In this section Apache Tomcat 6 (tomcat6) is installed and configured for the custom JAVA installation. The custom geoserver data directory is copied into place and the correct permissions set. The GeoServer reference data is also downloaded and unzipped.

GeoPortal

cp -rf /vagrant/conf/geoportal/* /var/www/html/ # COPY THE APPLICATION

# WRITE THE BASE URL TO app.js
# sed -i "s,	 baseUrl: ""http://192.168.111.222"",	 baseUrl: ""$serverName"",g" /var/www/html/app.js

# CREATE AND CONFIGURE ALL THE OUTPUT DIRECTORIES
mkdir -m 777 -p $snfsBasePath"data/csv/"
mkdir -m 777 -p $snfsBasePath"data/kml/"
mkdir -m 777 -p $snfsBasePath"data/mat/"
mkdir -m 777 -p $snfsBasePath"datapacktmp/"
mkdir -m 777 -p  $snfsBasePath"data/datapacks/"
mkdir -m 777 -p $snfsBasePath"data/reports/"
mkdir -m 777 -p /var/profile_logs/txt/

This section copies the GeoPortal configuration and sets up output directories.
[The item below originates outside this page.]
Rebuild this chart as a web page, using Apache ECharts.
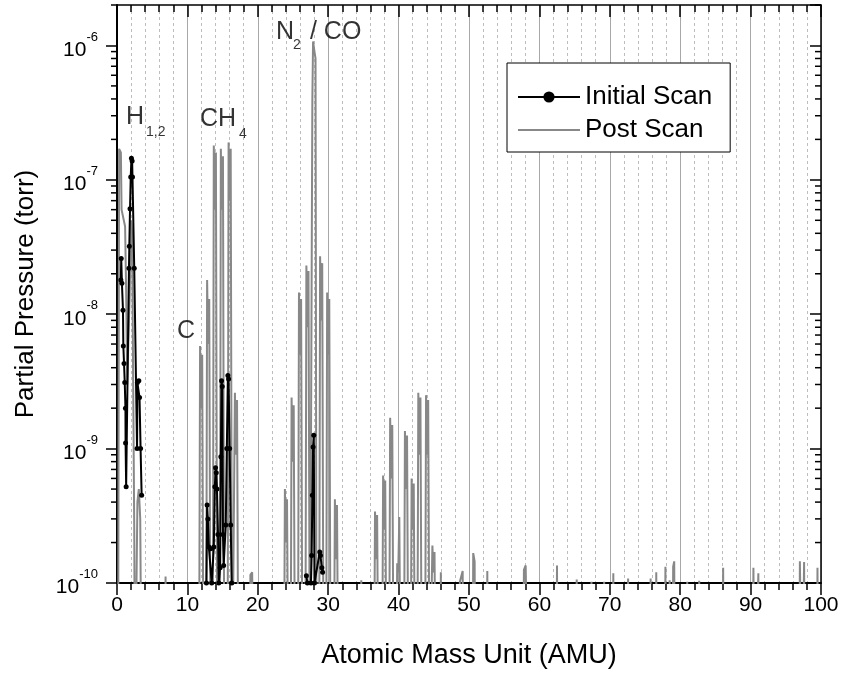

It also makes sure the URL is correctly set in app.js for the GeoPortal.

Final Setups

# APACHE HTTPD
service httpd start
chkconfig httpd on

# POSTGRESQL
service postgresql-9.3 start
chkconfig postgresql-9.3 on

# APACHE TOMCAT
service tomcat6 start
chkconfig tomcat6 on

This section makes sure the web, web application, and database server are always on and start on any reboot. Finally the system is updated and your good to go.